I think there are still basic hurdles to take before we can go epub to audiobook in a quality that can compete with current state of the art.
Or am I missing something?
Elevenlabs has a feature for a "full cast"-type generation, where different characters will get different voices. It's certainly not automatically sensitive to dialect though.
It's probably possible with current systems to do though. I believe there are TTS systems that can use context/prompting to change emphasis and other speech qualities, though I'm not sure how reliably.
I’m sure it’s doable. I think you’d want to break it into a few discrete steps for the best quality. First process the book and identify key info like genre, tone, etc. Use that to determine the best voice(s) and reading style, assign actors for multiple characters/subjects. Maybe output some examples to spot check for approval. Tweak based on that then generate the audio. Prob a couple other steps in there and maybe a bit of custom work to optimize in key areas. If someone wants to do this as a side project I can help scope the architecture and process but I don’t want to code it. :p
Have you heard results from it? How does it know for example, when there is a romantic scene in the book, which voice to read out as?
It's definitely an exited voice, but is it read out as in a battle or as in a romantic scene?
I don't think they do it automatically, though. I think you need to piece apart the transcript in their tool to decide which voice to use where.
Is it open source?
[flagged]
I don't see a link to Elevenlabs. So I'll post one: https://elevenlabs.io/ . It doesn't look open source to me.
Thanks for the link.
Not sure why my question got downvoted. We were talking about Abogen which is FOSS.

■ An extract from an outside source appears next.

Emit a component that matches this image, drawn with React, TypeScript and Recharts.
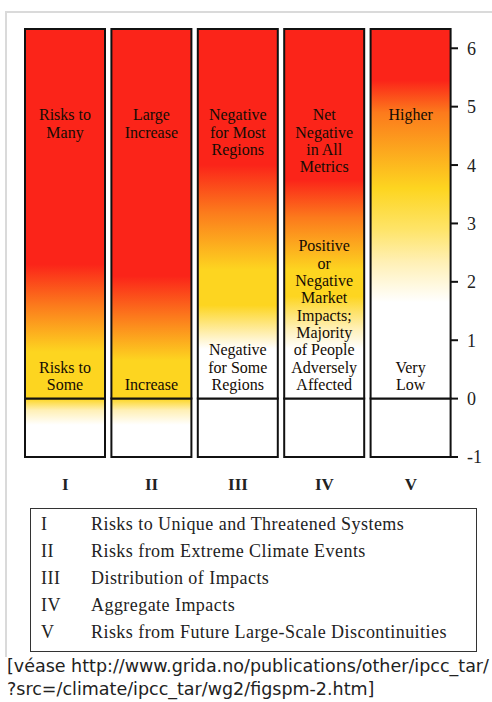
import { BarChart, Bar, XAxis, YAxis, Cell, LabelList } from "recharts";

const categories = ["I", "II", "III", "IV", "V"];
const baseValues = [-1, -1, -1, -1, -1];
const topValues = [6.33, 6.33, 6.33, 6.33, 6.33];
const upperLabels = [
  "Risks to\nMany",
  "Large\nIncrease",
  "Negative\nfor Most\nRegions",
  "Net\nNegative\nin All\nMetrics",
  "Higher",
];
const lowerLabels = [
  "Risks to\nSome",
  "Increase",
  "Negative\nfor Some\nRegions",
  "Positive\nor\nNegative\nMarket\nImpacts;\nMajority\nof People\nAdversely\nAffected",
  "Very\nLow",
];
const yTicks = [-1, 0, 1, 2, 3, 4, 5, 6];
const legendNumerals = ["I", "II", "III", "IV", "V"];
const legendNames = [
  "Risks to Unique and Threatened Systems",
  "Risks from Extreme Climate Events",
  "Distribution of Impacts",
  "Aggregate Impacts",
  "Risks from Future Large-Scale Discontinuities",
];
const captionLines = [
  "[véase http://www.grida.no/publications/other/ipcc_tar/",
  "?src=/climate/ipcc_tar/wg2/figspm-2.htm]",
];

// colour ramps (value on the y scale -> colour), one per column
const RED = "#fb2419";
const ORANGE = "#fc7a1c";
const YELLOW = "#fdd520";
const PALE = "#fff0b6";
const WHITE = "#ffffff";
const ramps: [number, string][][] = [
  [[6.33, RED], [2.3, RED], [1.6, ORANGE], [0.8, YELLOW], [0, YELLOW], [-0.2, PALE], [-0.45, WHITE], [-1, WHITE]],
  [[6.33, RED], [2.1, RED], [1.4, ORANGE], [0.65, YELLOW], [0, YELLOW], [-0.2, PALE], [-0.45, WHITE], [-1, WHITE]],
  [[6.33, RED], [4.0, RED], [3.2, ORANGE], [2.2, YELLOW], [1.6, YELLOW], [1.1, PALE], [0.85, WHITE], [0, WHITE], [-1, WHITE]],
  [[6.33, RED], [3.75, RED], [3.1, ORANGE], [2.2, YELLOW], [1.75, YELLOW], [1.2, PALE], [0.85, WHITE], [0, WHITE], [-1, WHITE]],
  [[6.33, RED], [5.45, RED], [4.9, ORANGE], [3.6, YELLOW], [2.9, "#fee468"], [2.33, PALE], [1.65, WHITE], [0, WHITE], [-1, WHITE]],
];

const data = categories.map((name, i) => ({
  name,
  base: baseValues[i],
  top: topValues[i],
  upper: upperLabels[i],
  lower: lowerLabels[i],
}));

const SERIF = "'Liberation Serif', 'Times New Roman', serif";
const LABEL_SIZE = 16;
const LINE = 17.3;

function segmentStops(ramp: [number, string][], lo: number, hi: number) {
  return ramp
    .filter(([v]) => v >= lo && v <= hi)
    .map(([v, c]) => ({ offset: (hi - v) / (hi - lo), color: c }));
}

function UpperLabel(props: any) {
  const { x, y, width, value } = props;
  const cx = Number(x) + Number(width) / 2;
  const lines = String(value).split("\n");
  return (
    <text textAnchor="middle" fontFamily={SERIF} fontSize={LABEL_SIZE} fill="#140c04">
      {lines.map((l, k) => (
        <tspan key={k} x={cx} y={Number(y) + 86 + k * LINE + LABEL_SIZE * 0.33}>
          {l}
        </tspan>
      ))}
    </text>
  );
}

function LowerLabel(props: any) {
  const { x, y, width, height, value } = props;
  const cx = Number(x) + Number(width) / 2;
  const bottom = Number(y) + Number(height);
  const lines = String(value).split("\n");
  const first = bottom - 14 - (lines.length - 1) * LINE;
  return (
    <text textAnchor="middle" fontFamily={SERIF} fontSize={LABEL_SIZE} fill="#140c04">
      {lines.map((l, k) => (
        <tspan key={k} x={cx} y={first + k * LINE + LABEL_SIZE * 0.33}>
          {l}
        </tspan>
      ))}
    </text>
  );
}

function RightTick(props: any) {
  const { x, y, payload } = props;
  return (
    <g>
      <line x1={x - 15} x2={x - 8} y1={y} y2={y} stroke="#111" strokeWidth={2} />
      <text x={x + 1} y={y} dy="0.36em" fontFamily={SERIF} fontSize={18} fill="#222">
        {payload.value}
      </text>
    </g>
  );
}

export default function App() {
  return (
    <div
      style={{
        position: "absolute",
        left: 0,
        top: 0,
        width: 492,
        height: 702,
        background: "#fff",
        overflow: "hidden",
      }}
    >
      <div
        style={{
          position: "absolute",
          left: 5,
          top: 11,
          width: 487,
          height: 644,
          borderTop: "2px solid #dadada",
          borderLeft: "2px solid #dadada",
        }}
      />
      <div style={{ position: "absolute", left: 0, top: 0 }}>
        <BarChart
          width={492}
          height={500}
          data={data}
          stackOffset="sign"
          barSize={80}
          margin={{ top: 29, right: 8, left: 22, bottom: 0 }}
        >
          <defs>
            {ramps.map((ramp, i) => (
              <linearGradient key={`up-${i}`} id={`up-${i}`} x1="0" y1="0" x2="0" y2="1">
                {segmentStops(ramp, 0, topValues[i]).map((s, k) => (
                  <stop key={k} offset={s.offset} stopColor={s.color} />
                ))}
              </linearGradient>
            ))}
            {ramps.map((ramp, i) => (
              <linearGradient key={`lo-${i}`} id={`lo-${i}`} x1="0" y1="0" x2="0" y2="1">
                {segmentStops(ramp, baseValues[i], 0).map((s, k) => (
                  <stop key={k} offset={s.offset} stopColor={s.color} />
                ))}
              </linearGradient>
            ))}
          </defs>
          <XAxis
            dataKey="name"
            axisLine={false}
            tickLine={false}
            tickSize={0}
            tickMargin={21}
            height={43}
            tick={{ fontFamily: SERIF, fontSize: 17, fontWeight: "bold", fill: "#222" }}
          />
          <YAxis
            orientation="right"
            width={30}
            domain={[-1, 6.33]}
            ticks={yTicks}
            axisLine={false}
            tickLine={false}
            tickSize={6}
            tickMargin={6}
            tick={<RightTick />}
          />
          <Bar dataKey="base" stackId="s" stroke="#111" strokeWidth={2} isAnimationActive={false}>
            {data.map((d, i) => (
              <Cell key={d.name} fill={`url(#lo-${i})`} />
            ))}
          </Bar>
          <Bar dataKey="top" stackId="s" stroke="#111" strokeWidth={2} isAnimationActive={false}>
            {data.map((d, i) => (
              <Cell key={d.name} fill={`url(#up-${i})`} />
            ))}
            <LabelList dataKey="upper" content={<UpperLabel />} />
            <LabelList dataKey="lower" content={<LowerLabel />} />
          </Bar>
        </BarChart>
      </div>
      <div
        style={{
          position: "absolute",
          left: 30,
          top: 508,
          width: 445,
          height: 142,
          border: "1.5px solid #333",
          fontFamily: SERIF,
          fontSize: 18,
          letterSpacing: 0.45,
          color: "#222",
        }}
      >
        {legendNames.map((n, i) => (
          <div
            key={n}
            style={{
              position: "absolute",
              left: 0,
              top: 4 + i * 27,
              height: 22,
              lineHeight: "22px",
              whiteSpace: "nowrap",
            }}
          >
            <span style={{ position: "absolute", left: 10 }}>{legendNumerals[i]}</span>
            <span style={{ position: "absolute", left: 60 }}>{n}</span>
          </div>
        ))}
      </div>
      <div
        style={{
          position: "absolute",
          left: 7,
          top: 655,
          fontFamily: "'DejaVu Sans', Verdana, sans-serif",
          fontSize: 17.5,
          lineHeight: "23px",
          color: "#222",
          whiteSpace: "nowrap",
        }}
      >
        {captionLines.map((l) => (
          <div key={l}>{l}</div>
        ))}
      </div>
    </div>
  );
}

There are a few character voices that also can be mixed using the mixer, achieving different nuances. You can then write your own code to use different voices for different characters.
> Because good audiobooks often have voice actors that read the characters with different emphasis and dialects.
I actually hate this. I like quotes to be read with the tone and inflection implied by the context but I don't like the different voices.
I'm with you. It's as if a book decided to use a different font for each character's speech. It's distracting, not helpful.